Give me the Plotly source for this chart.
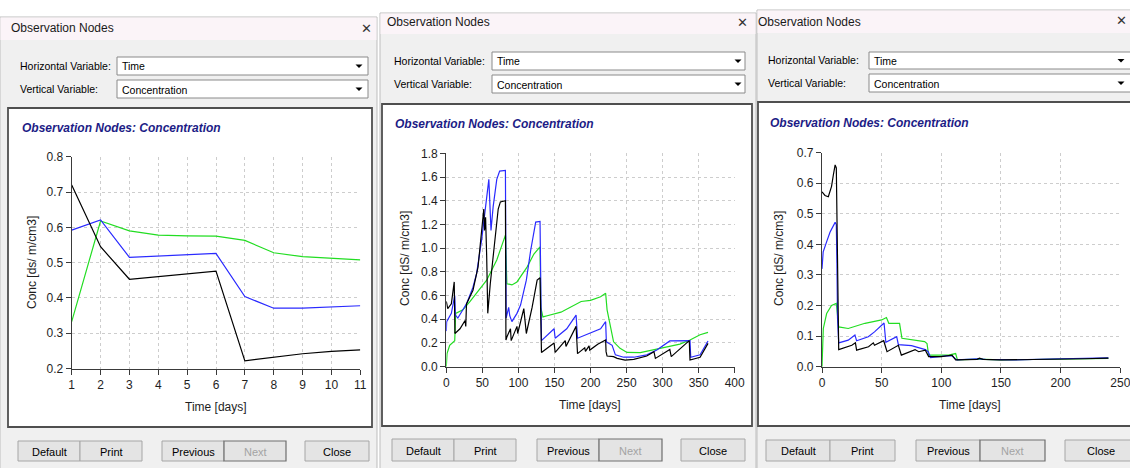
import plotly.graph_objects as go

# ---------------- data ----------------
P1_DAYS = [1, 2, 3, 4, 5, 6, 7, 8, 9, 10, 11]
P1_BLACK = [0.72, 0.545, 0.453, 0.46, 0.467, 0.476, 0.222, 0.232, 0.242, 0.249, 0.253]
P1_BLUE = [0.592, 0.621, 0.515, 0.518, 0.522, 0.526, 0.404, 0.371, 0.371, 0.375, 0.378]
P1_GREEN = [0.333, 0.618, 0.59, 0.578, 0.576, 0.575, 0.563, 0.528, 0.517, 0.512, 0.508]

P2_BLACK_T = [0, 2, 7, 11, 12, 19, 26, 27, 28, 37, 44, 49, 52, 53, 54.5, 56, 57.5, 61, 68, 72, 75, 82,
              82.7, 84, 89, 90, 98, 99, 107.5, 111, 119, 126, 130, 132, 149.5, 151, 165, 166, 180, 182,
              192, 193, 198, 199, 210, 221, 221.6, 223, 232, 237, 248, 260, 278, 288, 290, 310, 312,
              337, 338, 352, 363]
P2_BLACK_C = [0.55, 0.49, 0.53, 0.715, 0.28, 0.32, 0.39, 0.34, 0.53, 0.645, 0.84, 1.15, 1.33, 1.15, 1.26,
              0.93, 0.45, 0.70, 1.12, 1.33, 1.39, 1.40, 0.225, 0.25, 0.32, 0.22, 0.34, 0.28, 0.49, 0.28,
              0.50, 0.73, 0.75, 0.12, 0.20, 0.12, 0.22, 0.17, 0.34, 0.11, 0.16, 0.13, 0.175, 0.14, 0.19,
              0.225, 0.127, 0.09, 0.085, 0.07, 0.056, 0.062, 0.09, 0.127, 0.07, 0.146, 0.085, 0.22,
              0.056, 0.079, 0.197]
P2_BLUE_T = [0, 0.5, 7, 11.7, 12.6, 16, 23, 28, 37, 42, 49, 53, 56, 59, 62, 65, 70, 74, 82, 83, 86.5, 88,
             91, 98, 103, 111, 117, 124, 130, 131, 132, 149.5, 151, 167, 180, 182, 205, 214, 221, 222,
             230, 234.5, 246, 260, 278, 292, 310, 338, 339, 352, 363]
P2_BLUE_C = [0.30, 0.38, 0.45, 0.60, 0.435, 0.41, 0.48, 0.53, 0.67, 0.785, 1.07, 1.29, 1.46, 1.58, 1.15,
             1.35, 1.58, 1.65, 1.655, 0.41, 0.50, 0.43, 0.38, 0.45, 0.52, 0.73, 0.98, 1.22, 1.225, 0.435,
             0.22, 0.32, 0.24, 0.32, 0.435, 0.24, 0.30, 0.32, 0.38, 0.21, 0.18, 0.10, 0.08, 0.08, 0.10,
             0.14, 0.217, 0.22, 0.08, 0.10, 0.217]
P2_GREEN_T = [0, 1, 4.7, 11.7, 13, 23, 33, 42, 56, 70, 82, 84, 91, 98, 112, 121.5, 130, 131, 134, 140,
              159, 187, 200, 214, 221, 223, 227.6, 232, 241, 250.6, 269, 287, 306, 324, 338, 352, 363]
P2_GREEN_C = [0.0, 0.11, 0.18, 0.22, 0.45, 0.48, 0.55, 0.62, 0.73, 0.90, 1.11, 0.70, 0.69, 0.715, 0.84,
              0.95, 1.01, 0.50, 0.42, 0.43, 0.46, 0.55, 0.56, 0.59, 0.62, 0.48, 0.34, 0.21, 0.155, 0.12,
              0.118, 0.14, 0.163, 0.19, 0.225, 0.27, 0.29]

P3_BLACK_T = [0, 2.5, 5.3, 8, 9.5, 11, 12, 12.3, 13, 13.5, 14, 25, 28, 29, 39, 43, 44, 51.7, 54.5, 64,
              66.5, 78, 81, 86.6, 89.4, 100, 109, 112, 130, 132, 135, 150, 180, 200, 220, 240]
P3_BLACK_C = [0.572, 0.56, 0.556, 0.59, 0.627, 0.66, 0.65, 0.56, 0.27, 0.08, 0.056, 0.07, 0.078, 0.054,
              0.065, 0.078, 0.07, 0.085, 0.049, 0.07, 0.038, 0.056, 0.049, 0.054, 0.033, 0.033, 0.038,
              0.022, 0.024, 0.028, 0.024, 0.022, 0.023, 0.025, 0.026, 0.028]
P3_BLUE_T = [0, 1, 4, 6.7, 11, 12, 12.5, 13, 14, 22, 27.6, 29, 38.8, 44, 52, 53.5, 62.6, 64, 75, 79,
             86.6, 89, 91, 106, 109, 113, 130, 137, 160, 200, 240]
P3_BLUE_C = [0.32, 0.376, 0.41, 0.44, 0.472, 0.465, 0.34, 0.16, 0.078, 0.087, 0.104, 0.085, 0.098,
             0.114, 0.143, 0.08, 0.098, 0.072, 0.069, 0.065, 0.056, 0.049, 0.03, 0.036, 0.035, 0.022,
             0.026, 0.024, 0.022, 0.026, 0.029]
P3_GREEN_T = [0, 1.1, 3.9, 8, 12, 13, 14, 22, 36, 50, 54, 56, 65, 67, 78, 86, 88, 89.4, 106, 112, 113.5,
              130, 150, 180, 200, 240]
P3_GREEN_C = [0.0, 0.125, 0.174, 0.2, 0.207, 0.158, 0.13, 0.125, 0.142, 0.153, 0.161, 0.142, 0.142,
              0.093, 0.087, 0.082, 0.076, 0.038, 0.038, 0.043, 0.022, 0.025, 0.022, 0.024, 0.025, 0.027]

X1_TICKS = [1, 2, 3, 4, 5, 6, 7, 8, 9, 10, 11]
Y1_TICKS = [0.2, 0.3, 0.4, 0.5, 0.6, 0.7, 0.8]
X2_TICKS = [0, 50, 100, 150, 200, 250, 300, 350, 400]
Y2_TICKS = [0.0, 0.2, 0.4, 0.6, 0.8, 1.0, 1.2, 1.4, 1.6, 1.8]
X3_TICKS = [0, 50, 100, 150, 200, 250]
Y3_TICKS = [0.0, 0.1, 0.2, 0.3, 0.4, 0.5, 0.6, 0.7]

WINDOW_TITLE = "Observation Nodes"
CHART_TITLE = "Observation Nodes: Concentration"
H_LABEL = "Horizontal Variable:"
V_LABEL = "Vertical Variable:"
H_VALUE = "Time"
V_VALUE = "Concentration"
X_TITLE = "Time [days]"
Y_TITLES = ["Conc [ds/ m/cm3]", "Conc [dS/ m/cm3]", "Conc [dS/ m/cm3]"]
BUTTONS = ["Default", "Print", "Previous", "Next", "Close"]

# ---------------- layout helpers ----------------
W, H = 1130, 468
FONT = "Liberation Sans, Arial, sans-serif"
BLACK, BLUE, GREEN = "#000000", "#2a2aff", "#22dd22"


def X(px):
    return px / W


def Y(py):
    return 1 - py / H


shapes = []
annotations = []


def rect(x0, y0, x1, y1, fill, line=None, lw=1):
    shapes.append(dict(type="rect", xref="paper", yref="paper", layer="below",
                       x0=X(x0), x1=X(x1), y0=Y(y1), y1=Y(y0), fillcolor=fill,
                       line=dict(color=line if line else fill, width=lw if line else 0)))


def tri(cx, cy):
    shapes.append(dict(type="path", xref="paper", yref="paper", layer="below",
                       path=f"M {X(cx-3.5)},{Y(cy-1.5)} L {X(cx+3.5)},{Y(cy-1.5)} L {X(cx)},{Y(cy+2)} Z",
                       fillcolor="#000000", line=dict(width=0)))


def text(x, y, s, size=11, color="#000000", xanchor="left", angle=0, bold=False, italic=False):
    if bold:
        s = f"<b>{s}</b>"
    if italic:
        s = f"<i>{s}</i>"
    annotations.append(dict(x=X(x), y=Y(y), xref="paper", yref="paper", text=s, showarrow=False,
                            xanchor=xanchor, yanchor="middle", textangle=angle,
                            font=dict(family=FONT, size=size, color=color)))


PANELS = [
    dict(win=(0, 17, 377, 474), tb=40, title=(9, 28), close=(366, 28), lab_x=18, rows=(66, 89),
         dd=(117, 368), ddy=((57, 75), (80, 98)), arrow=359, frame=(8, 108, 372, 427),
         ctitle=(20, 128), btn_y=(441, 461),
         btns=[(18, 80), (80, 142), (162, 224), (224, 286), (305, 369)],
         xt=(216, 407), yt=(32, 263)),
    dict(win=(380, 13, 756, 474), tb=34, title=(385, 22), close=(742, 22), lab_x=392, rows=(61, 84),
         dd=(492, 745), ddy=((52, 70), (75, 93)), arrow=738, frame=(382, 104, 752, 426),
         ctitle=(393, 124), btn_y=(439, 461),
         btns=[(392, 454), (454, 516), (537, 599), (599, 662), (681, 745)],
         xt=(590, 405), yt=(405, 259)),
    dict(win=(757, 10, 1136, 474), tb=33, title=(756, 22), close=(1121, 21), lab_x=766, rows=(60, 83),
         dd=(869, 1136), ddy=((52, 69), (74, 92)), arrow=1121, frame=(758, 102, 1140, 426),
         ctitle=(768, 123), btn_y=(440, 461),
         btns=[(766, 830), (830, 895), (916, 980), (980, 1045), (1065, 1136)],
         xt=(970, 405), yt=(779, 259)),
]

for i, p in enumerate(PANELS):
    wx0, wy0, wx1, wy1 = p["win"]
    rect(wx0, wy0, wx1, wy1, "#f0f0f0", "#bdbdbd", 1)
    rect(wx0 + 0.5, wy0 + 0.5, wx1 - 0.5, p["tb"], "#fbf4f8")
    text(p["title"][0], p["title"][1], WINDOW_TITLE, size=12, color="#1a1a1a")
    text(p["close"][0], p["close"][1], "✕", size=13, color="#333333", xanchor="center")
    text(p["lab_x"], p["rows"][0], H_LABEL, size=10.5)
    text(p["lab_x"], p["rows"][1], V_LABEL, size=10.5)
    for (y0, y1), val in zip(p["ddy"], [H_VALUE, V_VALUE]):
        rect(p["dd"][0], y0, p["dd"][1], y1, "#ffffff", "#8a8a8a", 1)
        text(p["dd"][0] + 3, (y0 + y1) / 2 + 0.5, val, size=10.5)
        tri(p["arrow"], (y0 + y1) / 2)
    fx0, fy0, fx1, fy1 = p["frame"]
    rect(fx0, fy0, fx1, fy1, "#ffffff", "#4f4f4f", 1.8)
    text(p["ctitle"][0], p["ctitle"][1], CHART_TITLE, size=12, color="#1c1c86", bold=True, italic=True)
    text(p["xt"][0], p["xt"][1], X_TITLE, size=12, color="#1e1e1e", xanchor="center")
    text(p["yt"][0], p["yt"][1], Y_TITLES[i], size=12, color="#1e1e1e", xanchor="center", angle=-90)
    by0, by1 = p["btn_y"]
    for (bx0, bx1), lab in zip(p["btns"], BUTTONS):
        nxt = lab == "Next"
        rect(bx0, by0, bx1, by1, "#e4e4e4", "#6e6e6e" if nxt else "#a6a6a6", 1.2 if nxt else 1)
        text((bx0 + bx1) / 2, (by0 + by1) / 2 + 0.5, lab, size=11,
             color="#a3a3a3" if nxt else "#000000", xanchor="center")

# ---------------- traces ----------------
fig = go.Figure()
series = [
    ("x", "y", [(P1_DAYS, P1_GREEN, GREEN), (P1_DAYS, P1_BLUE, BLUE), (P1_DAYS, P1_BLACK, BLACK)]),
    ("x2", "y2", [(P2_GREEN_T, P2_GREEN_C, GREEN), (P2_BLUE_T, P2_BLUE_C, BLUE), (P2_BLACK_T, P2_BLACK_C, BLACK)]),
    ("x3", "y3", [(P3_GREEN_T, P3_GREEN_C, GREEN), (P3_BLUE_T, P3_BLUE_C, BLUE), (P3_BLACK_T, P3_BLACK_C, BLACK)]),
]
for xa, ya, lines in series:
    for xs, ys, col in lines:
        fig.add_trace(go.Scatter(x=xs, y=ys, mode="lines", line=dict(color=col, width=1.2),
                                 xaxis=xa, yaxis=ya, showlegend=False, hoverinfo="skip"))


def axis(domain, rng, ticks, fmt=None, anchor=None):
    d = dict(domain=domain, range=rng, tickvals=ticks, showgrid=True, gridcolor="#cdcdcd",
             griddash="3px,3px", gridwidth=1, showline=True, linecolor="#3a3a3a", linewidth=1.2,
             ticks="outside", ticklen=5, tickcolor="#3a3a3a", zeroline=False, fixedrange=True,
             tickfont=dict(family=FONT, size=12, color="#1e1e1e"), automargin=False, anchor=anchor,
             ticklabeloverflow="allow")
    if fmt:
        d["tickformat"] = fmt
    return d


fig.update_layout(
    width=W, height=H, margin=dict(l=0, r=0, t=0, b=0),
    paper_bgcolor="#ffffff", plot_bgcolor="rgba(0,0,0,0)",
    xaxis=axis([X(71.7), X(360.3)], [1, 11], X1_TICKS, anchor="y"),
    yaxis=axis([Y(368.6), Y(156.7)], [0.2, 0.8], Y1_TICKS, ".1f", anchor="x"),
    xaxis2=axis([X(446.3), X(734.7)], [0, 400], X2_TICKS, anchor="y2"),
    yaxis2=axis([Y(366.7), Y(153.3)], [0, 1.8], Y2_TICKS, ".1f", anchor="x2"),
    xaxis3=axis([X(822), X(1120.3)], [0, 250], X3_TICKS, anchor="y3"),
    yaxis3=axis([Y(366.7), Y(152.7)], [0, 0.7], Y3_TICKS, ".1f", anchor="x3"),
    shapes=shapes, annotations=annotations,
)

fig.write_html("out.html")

..........

■ Exercise prompt
Make an exact copy of the lines from the top of the material through the line with "0.517, 0.512, 0.508]", pictures excluded.

■ Full output
Give me the Plotly source for this chart.
import plotly.graph_objects as go

# ---------------- data ----------------
P1_DAYS = [1, 2, 3, 4, 5, 6, 7, 8, 9, 10, 11]
P1_BLACK = [0.72, 0.545, 0.453, 0.46, 0.467, 0.476, 0.222, 0.232, 0.242, 0.249, 0.253]
P1_BLUE = [0.592, 0.621, 0.515, 0.518, 0.522, 0.526, 0.404, 0.371, 0.371, 0.375, 0.378]
P1_GREEN = [0.333, 0.618, 0.59, 0.578, 0.576, 0.575, 0.563, 0.528, 0.517, 0.512, 0.508]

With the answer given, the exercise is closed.